Segundo Ana, mesmo que os problemas efetivos dos bairros não sejam resolvidos, se constrói, através do trabalho, um sistema de pactos e de solidariedades. “Um grupo de pesquisa tem atuação limitada, porque não tem poder e nem recursos. O que temos é a capacidade de construir formas de conhecimento partilhado e métodos de argumentação que possam fertilizar o espaço público de discussão no sentido de construir alternativas que não as verticais e autoritárias desenvolvidas pelo Estado ou pelo mercado”, reforça.
Um dos resultados práticos da atuação do Lugar Comum é a vitória dos moradores do bairro de Saramandaia, em Salvador, que conquistaram uma praça, inaugurada em fevereiro deste ano. Para tirar do papel, foi necessário um esforço conjunto que envolveu a elaboração de um plano de bairro, a luta contra o projeto Linha Viva, a atuação conjunta com o Ministério Público Estadual, além do protagonismo da Rede de Associações de Saramandaia e da comunidade. “A frente da batalha foi ocupada pelos moradores e nós tivemos a oportunidade de apoiá-los”, lembra, reforçando que, agora, o grupo vem fazendo reflexões sobre os efeitos da pandemia de Covid-19 nas cidades.
Foi por meio de uma proposta feita ao grupo de pesquisa que Ana deu forma a outro dos projetos desenvolvidos: o Observatório de Bairros Salvador (ObservaSSA). A plataforma online, ainda em construção, visa disponibilizar informações e recolher dados considerados importantes para moradores de bairros da capital baiana como Pirajá, Itapuã, Liberdade e outros. Além de Ana, outros pesquisadores contribuem para a existência do observatório, entre eles a professora Mayara Araújo, que ajudou a dar formato ao projeto.
Uma vida dedicada à pesquisa e à universidade pública rendeu à arquiteta uma conquista importante para quem se debruça sobre a produção científica: a qualificação como pesquisadora de produtividade 1A no Conselho Nacional de Desenvolvimento Científico e Tecnológico (CNPq), nível mais alto de pesquisa. “É muito importante que mulheres, negros e LGBTQI+ estejam também inclusos nesses espaços. É necessário que haja maior diversidade e que se expanda esse ainda limitado sistema”, defende Ana. Nascida em Birigui (SP), a profissional decidiu sair do Brasil em 1981 para buscar mais conhecimento em outro continente. Longe de casa, na França, concluiu DEA e doutorado pelo renomado Institut d´Urbanisme de Paris, da Université Paris-Est Créteil Val-de-Marne.

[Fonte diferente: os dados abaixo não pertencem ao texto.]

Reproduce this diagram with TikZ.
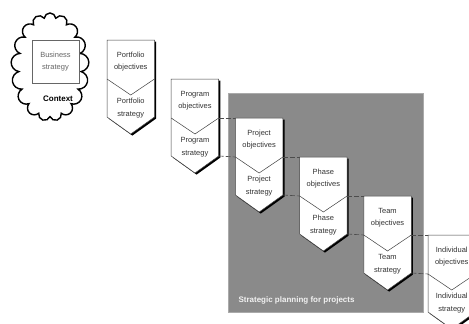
\documentclass[tikz,border=0pt]{standalone}
\usepackage{fontspec}
\setmainfont{Liberation Sans}
\usetikzlibrary{positioning}
\usetikzlibrary{calc}
\usetikzlibrary{shapes.symbols}
\usetikzlibrary{shadows}
\definecolor{plangray}{RGB}{138,138,138}
\definecolor{planedge}{RGB}{170,170,170}

\begin{document}
\begin{tikzpicture}[x=1pt, y=-1pt,
    objpart/.style={minimum width=47.5pt, minimum height=39pt, inner sep=0pt, outer sep=0pt, anchor=north west},
    strpart/.style={minimum width=47.5pt, minimum height=38pt, inner sep=0pt, outer sep=0pt, anchor=north west},
    blockshape/.style={draw=black!75, line width=0.5pt, fill=white,
        drop shadow={shadow xshift=1.6pt, shadow yshift=-1.6pt, opacity=1, fill=black}},
    blockline/.style={draw=black!75, line width=0.5pt},
    blocktext/.style={align=center, font=\fontsize{7.5}{12.5}\selectfont, text=black!80},
    link/.style={draw=black!70, line width=0.6pt, dash pattern=on 5pt off 2pt},
    every node/.style={align=center}]

    \useasboundingbox (0,0) rectangle (469,324);
    \clip (0,0) rectangle (469,324);

    % Grey frame
    \node[fill=plangray, draw=planedge, line width=0.6pt, minimum width=195pt, minimum height=219pt,
          inner sep=0pt, anchor=north west] (plan) at (228,93) {};
    \node[anchor=base west, font=\fontsize{8}{10}\selectfont\bfseries, text=white!95!black] (plantxt)
          at (235,302) {Strategic planning for projects};

    % Context cloud
    \node[cloud, draw=black, line width=1.4pt, fill=white, cloud puffs=17, cloud puff arc=170,
          cloud ignores aspect, minimum width=78pt, minimum height=108pt] (ctx) at (50,67) {};
    \node[draw=black!60, line width=0.5pt, fill=white, minimum width=47pt, minimum height=43pt,
          font=\fontsize{7.5}{12.5}\selectfont, text=black!60,
          drop shadow={shadow xshift=1.2pt, shadow yshift=-1.2pt, opacity=1, fill=black!30}] (biz)
          at (55.5,61.5) {Business\\strategy};
    \node[font=\fontsize{8}{10}\selectfont\bfseries] (ctxtxt) at (58,99) {Context};

    % Objective / strategy blocks
    \foreach \n/\t/\x/\y in {port/Portfolio/107/40, prog/Program/171.2/79, proj/Project/235.4/118,
                             phas/Phase/299.6/157, team/Team/363.8/196, indi/Individual/428/235} {
        \path[blockshape] (\x,\y) -- ++(47.5,0) -- ++(0,77) -- ++(-23.75,17) -- ++(-23.75,-17) -- cycle;
        \draw[blockline] (\x,\y+39) -- ++(23.75,16) -- ++(23.75,-16);
        \node[objpart] (\n-obj) at (\x,\y) {};
        \node[strpart] (\n-str) at (\x,\y+39) {};
        \node[blocktext] (\n-objtxt) at (\x+23.75,\y+21.5) {\t\\objectives};
        \node[blocktext] (\n-strtxt) at (\x+23.75,\y+68) {\t\\strategy};
    }

    % Dashed links between blocks
    \foreach \a/\b in {prog/proj, proj/phas, phas/team, team/indi} {
        \draw[link] (\a-obj.south east) -- (\b-obj.north west);
        \draw[link] (\a-str.south east) -- (\b-str.north west);
    }

\end{tikzpicture}
\end{document}
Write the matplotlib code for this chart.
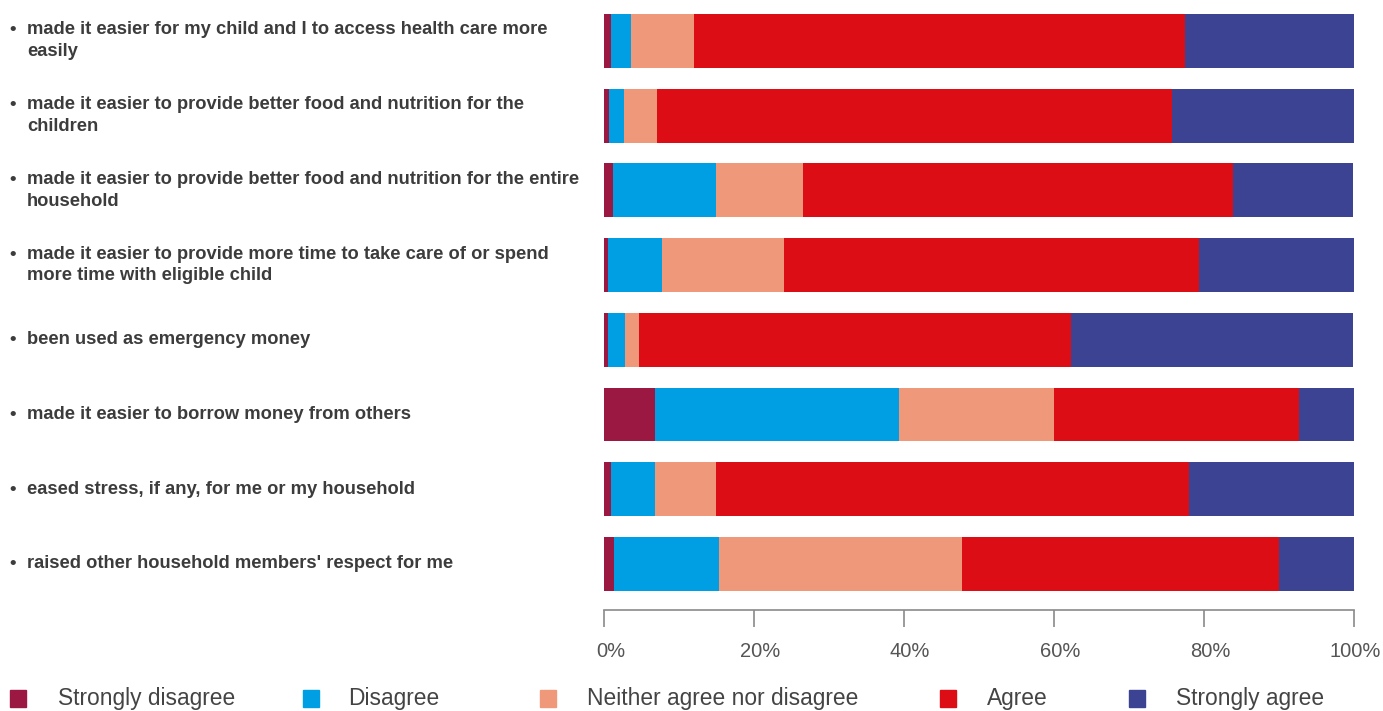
import matplotlib.pyplot as plt
import matplotlib.transforms as mtransforms
from matplotlib.patches import Rectangle
import numpy as np

# Statements (wrapped as in the original chart)
statements = [
    'made it easier for my child and I to access health care more\neasily',
    'made it easier to provide better food and nutrition for the\nchildren',
    'made it easier to provide better food and nutrition for the entire\nhousehold',
    'made it easier to provide more time to take care of or spend\nmore time with eligible child',
    'been used as emergency money',
    'made it easier to borrow money from others',
    'eased stress, if any, for me or my household',
    "raised other household members' respect for me",
]

categories = ['Strongly disagree', 'Disagree', 'Neither agree nor disagree',
              'Agree', 'Strongly agree']

# shares in percent, one list per response category
strongly_disagree = [0.9, 0.7, 1.2, 0.5, 0.5, 6.8, 0.9, 1.3]
disagree = [2.7, 1.9, 13.7, 7.2, 2.3, 32.5, 5.9, 14.0]
neither = [8.4, 4.4, 11.6, 16.3, 1.9, 20.7, 8.1, 32.4]
agree = [65.5, 68.7, 57.3, 55.3, 57.6, 32.7, 63.1, 42.3]
strongly_agree = [22.5, 24.4, 16.1, 20.7, 37.6, 7.3, 22.0, 10.0]

colors = ['#9b1842', '#009fe3', '#ef997a', '#dd0d15', '#3c4393']

series = [strongly_disagree, disagree, neither, agree, strongly_agree]

plt.rcParams['font.family'] = ['Liberation Sans', 'DejaVu Sans']

fig = plt.figure(figsize=(13.83, 7.11), dpi=100)
ax = fig.add_axes([604 / 1383, 1 - 610 / 711, 750 / 1383, 596 / 711])

y = np.arange(len(statements))
left = np.zeros(len(statements))
for vals, col, cat in zip(series, colors, categories):
    vals = np.array(vals)
    ax.barh(y, vals, left=left, height=0.72, color=col, label=cat)
    left += vals

ax.set_xlim(0, 100)
ax.set_ylim(7.616, -0.36)
for s in ['top', 'right', 'left']:
    ax.spines[s].set_visible(False)
ax.spines['bottom'].set_color('#8a8a8a')
ax.spines['bottom'].set_linewidth(1.2)
ax.set_yticks([])
ax.set_xticks(np.arange(0, 101, 20))
ax.set_xticklabels([f'{v}%' for v in range(0, 101, 20)])
ax.tick_params(axis='x', direction='out', length=12, width=1.2, color='#8a8a8a',
               labelsize=14.5, labelcolor='#555555', pad=11)
# labels sit a little to the right of their ticks (last one kept inside)
for lab, dx in zip(ax.get_xticklabels(), [7, 6, 6, 6, 6, 1]):
    lab.set_transform(lab.get_transform() +
                      mtransforms.ScaledTranslation(dx / 100, 0, fig.dpi_scale_trans))

# statement labels with bullets
blend = mtransforms.blended_transform_factory(fig.transFigure, ax.transData)
for i, text in enumerate(statements):
    nlines = text.count('\n') + 1
    ax.text(27 / 1383, i, text, transform=blend, ha='left', va='center',
            fontsize=13.2, fontweight='bold', color='#3c3c3c', linespacing=1.37)
    ax.text(9 / 1383, i, '•' + '\n ' * (nlines - 1), transform=blend, ha='left',
            va='center', fontsize=13.2, fontweight='bold', color='#3c3c3c',
            linespacing=1.37)

# legend drawn along the bottom
sq_x = [10, 303, 540, 940, 1129]
txt_x = [58, 348, 587, 987, 1176]
for sx, tx, col, cat in zip(sq_x, txt_x, colors, categories):
    fig.patches.append(Rectangle((sx / 1383, 1 - 707 / 711), 16 / 1383, 17 / 711,
                                 transform=fig.transFigure, color=col))
    fig.text(tx / 1383, 1 - 699 / 711, cat, ha='left', va='center',
             fontsize=16.4, color='#444444')

fig.savefig('out.png', dpi=100)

Viúva e mãe de dois filhos, atualmente a arquiteta e urbanista dedica-se ainda ao estudo da Reforma Urbana no Brasil dos anos 60, no eixo de pesquisa sobre História da Cidade e do Urbanismo, outro interesse que ela cultiva. “Isso é algo que nos ajuda a pensar o contemporâneo de forma mais perspectivada”, diz. Para ela, além da pesquisa, tomar partido pela democracia, pela cidade justa e pelo direito plural de existência auxilia na construção de cidades mais justas e igualitárias e do conhecimento sobre elas.